# EXERCISE INSTRUCTIONS:
Your output is the lines from the first one to the one containing "import pandas as pd", repeated exactly, with images left out.

# # # # # # #

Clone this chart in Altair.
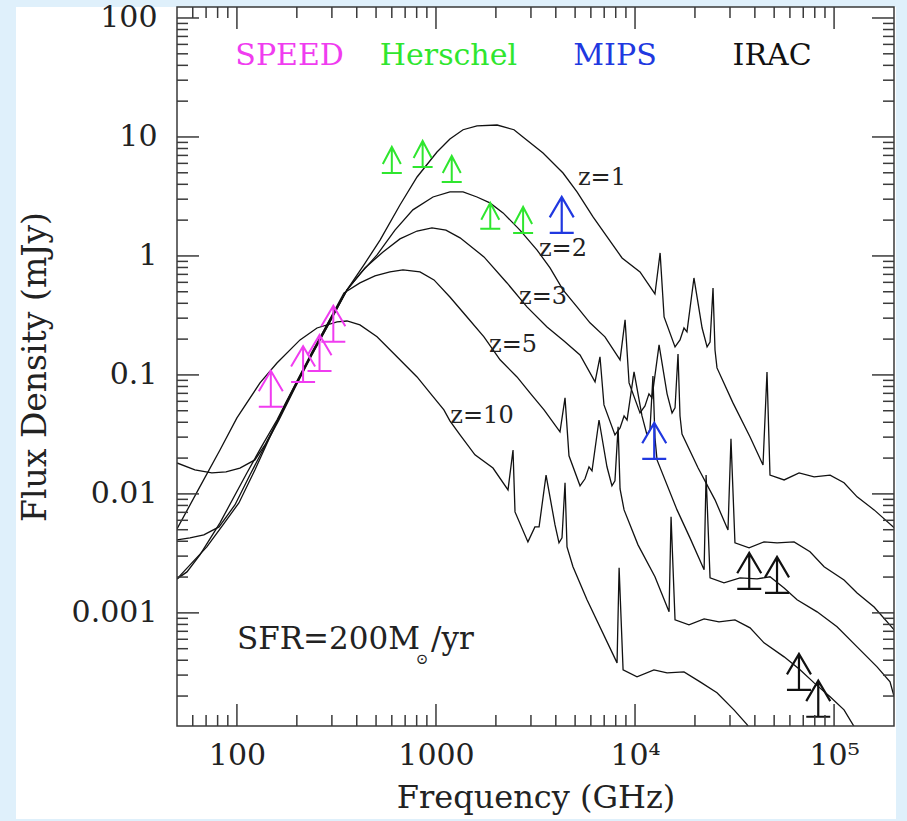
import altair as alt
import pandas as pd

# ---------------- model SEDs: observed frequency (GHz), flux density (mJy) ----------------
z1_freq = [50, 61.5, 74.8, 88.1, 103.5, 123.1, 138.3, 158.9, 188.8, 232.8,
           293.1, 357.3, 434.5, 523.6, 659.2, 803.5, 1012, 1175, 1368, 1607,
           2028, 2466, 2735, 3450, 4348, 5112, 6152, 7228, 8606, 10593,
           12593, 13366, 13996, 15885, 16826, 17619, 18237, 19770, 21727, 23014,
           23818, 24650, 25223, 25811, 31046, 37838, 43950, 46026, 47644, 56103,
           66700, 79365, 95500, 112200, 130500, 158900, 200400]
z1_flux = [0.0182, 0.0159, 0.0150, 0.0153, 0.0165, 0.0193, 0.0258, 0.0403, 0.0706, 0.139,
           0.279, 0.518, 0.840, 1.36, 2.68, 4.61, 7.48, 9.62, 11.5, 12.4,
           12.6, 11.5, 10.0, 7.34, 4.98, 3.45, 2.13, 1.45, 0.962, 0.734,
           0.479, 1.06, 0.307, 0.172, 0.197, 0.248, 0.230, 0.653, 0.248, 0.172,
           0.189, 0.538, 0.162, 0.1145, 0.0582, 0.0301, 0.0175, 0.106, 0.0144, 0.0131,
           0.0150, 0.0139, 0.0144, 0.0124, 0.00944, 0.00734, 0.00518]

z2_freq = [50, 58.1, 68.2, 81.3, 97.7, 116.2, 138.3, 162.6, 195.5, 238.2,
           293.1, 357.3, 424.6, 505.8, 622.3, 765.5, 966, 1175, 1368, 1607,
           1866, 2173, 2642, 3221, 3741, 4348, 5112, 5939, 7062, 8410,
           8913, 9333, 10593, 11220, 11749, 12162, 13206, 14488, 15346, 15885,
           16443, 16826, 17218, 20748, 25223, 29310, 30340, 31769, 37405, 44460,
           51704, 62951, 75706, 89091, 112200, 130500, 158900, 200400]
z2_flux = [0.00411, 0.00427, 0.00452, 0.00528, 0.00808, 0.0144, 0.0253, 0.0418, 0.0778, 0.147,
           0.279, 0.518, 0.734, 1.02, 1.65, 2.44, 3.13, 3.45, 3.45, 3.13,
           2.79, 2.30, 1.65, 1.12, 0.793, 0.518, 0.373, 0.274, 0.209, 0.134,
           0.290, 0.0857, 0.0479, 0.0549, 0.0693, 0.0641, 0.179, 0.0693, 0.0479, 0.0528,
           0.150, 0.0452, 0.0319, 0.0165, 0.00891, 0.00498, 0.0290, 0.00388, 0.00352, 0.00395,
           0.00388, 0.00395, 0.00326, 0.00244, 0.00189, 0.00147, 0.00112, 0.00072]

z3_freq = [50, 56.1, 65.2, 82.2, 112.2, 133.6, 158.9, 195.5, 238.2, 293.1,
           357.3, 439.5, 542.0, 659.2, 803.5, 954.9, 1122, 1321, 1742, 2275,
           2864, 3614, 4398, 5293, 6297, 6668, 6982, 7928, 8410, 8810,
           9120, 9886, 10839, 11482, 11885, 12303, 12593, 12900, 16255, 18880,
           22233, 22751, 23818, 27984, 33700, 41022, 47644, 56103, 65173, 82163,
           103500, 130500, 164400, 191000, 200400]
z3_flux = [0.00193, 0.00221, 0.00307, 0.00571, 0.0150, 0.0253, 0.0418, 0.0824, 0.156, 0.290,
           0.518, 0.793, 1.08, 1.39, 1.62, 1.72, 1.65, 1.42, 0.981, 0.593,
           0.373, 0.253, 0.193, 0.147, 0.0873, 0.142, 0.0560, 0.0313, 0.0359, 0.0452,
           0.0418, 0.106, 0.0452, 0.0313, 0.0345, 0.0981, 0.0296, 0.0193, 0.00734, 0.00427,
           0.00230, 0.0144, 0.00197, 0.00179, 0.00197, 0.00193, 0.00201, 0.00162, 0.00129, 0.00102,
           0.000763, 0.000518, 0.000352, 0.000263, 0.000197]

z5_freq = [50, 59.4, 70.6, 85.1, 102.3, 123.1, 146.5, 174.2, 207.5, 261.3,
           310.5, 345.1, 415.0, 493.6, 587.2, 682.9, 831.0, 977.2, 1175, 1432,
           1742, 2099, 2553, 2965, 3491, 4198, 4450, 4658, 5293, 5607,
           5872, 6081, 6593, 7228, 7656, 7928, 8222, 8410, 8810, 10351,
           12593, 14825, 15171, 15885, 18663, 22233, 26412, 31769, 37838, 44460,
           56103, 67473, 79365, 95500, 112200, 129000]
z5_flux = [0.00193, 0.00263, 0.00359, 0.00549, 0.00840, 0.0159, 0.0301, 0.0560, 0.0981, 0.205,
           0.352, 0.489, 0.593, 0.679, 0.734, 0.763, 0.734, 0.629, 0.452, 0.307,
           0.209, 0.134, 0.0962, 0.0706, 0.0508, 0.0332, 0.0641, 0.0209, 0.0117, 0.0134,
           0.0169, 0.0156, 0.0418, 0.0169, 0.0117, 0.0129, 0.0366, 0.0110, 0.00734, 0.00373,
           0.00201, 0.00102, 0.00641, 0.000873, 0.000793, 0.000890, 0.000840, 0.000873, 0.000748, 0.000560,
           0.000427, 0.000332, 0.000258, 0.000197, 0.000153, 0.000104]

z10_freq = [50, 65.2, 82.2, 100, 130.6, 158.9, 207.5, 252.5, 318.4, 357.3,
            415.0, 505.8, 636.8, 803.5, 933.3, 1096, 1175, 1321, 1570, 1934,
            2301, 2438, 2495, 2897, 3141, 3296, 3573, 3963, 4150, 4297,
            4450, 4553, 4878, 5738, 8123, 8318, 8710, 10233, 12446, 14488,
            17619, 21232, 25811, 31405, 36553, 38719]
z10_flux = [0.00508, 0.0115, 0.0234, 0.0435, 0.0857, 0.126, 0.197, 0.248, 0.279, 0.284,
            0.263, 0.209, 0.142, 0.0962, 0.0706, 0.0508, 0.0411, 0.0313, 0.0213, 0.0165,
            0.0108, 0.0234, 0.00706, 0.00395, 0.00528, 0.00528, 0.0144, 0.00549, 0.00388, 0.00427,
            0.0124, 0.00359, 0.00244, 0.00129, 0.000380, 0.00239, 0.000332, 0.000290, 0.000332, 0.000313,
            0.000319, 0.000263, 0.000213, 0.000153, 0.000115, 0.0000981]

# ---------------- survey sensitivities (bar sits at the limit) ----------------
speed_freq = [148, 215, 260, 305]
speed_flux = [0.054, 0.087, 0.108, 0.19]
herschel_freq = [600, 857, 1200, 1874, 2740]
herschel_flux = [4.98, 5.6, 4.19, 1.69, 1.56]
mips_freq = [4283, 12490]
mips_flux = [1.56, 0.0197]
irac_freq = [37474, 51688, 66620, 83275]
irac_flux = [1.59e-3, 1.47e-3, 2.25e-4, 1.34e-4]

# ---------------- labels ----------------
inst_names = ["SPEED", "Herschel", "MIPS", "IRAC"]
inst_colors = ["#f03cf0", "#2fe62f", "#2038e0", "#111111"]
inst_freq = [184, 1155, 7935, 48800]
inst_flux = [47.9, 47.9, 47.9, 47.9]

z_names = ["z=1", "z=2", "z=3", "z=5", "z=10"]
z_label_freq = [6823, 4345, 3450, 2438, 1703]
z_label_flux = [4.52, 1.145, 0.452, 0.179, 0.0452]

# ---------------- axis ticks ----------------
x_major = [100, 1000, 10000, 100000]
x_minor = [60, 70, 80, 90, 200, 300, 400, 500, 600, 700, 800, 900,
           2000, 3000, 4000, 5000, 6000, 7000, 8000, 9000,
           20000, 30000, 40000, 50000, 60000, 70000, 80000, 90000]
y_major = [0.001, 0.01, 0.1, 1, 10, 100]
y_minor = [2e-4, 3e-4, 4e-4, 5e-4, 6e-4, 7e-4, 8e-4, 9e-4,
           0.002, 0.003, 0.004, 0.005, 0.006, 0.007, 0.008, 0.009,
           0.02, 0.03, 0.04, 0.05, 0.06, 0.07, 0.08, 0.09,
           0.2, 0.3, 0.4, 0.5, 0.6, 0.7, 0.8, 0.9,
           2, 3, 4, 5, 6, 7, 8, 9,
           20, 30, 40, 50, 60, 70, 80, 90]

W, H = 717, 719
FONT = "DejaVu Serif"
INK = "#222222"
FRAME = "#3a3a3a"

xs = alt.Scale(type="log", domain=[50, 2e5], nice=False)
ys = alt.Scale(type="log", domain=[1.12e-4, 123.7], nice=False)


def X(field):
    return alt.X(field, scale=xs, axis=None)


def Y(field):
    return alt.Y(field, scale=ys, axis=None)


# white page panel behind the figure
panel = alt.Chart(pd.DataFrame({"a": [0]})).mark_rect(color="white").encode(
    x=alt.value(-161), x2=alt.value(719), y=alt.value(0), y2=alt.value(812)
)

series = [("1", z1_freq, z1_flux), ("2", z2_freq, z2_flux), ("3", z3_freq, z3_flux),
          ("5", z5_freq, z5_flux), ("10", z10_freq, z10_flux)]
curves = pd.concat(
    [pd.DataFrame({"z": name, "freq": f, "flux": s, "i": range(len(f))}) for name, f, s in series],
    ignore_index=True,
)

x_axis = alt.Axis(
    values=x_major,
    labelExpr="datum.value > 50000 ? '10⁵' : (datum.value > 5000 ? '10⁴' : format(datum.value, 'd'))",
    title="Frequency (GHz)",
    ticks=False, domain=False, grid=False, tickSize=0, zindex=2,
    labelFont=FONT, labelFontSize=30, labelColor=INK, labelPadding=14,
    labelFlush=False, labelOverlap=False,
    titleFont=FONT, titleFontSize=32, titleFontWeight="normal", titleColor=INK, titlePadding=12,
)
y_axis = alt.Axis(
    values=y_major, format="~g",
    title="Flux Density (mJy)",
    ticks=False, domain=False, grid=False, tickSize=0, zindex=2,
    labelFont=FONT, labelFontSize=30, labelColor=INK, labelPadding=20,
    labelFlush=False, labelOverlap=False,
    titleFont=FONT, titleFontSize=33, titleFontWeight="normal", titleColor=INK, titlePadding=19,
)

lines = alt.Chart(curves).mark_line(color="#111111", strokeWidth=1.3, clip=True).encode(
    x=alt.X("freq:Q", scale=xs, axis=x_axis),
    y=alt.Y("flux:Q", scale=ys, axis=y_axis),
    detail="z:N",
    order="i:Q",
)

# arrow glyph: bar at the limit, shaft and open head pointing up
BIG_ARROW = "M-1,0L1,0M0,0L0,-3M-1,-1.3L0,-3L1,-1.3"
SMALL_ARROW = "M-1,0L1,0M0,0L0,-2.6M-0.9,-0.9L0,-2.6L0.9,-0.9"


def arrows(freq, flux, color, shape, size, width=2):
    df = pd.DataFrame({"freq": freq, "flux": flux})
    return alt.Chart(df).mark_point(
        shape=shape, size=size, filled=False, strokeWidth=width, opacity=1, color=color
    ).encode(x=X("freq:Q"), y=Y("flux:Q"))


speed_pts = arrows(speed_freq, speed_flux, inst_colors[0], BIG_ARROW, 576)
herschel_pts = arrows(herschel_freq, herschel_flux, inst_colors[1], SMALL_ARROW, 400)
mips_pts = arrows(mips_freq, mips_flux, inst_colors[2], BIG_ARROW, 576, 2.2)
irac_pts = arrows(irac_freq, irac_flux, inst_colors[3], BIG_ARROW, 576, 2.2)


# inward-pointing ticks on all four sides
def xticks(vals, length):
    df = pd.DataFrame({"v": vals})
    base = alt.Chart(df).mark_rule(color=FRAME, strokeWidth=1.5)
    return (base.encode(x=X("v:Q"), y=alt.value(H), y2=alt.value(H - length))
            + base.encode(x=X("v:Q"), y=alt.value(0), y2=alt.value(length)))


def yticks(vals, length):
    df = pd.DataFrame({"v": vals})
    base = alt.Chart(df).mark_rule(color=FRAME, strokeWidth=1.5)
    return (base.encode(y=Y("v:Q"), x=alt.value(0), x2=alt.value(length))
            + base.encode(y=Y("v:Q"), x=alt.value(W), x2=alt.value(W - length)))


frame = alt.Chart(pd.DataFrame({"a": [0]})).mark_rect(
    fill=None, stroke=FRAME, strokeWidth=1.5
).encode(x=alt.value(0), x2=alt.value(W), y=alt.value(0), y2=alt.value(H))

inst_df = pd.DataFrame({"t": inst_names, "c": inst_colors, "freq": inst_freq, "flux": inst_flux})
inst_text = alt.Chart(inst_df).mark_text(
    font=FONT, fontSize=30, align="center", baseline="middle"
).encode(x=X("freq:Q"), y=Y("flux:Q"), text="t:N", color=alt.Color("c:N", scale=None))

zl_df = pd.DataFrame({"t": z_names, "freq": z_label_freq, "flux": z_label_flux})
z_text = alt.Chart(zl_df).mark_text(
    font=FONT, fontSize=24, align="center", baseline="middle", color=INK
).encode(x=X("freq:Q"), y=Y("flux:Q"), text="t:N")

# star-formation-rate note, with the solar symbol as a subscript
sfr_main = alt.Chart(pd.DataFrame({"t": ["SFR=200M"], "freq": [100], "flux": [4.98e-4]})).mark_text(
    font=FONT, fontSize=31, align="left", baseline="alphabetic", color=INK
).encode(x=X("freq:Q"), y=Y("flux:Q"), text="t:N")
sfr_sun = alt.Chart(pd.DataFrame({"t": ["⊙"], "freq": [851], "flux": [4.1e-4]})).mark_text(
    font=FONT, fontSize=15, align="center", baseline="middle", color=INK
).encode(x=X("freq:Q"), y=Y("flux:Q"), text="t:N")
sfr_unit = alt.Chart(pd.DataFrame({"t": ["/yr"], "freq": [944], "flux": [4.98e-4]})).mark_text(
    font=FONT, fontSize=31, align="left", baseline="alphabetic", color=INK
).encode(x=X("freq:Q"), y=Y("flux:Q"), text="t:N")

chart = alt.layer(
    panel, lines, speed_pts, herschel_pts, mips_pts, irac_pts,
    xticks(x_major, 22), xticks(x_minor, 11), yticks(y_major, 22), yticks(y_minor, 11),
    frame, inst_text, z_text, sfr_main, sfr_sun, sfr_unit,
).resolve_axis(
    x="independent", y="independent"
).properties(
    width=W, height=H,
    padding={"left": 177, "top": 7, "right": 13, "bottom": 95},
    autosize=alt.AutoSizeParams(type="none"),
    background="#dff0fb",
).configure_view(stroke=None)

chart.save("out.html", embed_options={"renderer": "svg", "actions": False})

# # # # # # #

# RESULT OF THIS TASK:
Clone this chart in Altair.
import altair as alt
import pandas as pd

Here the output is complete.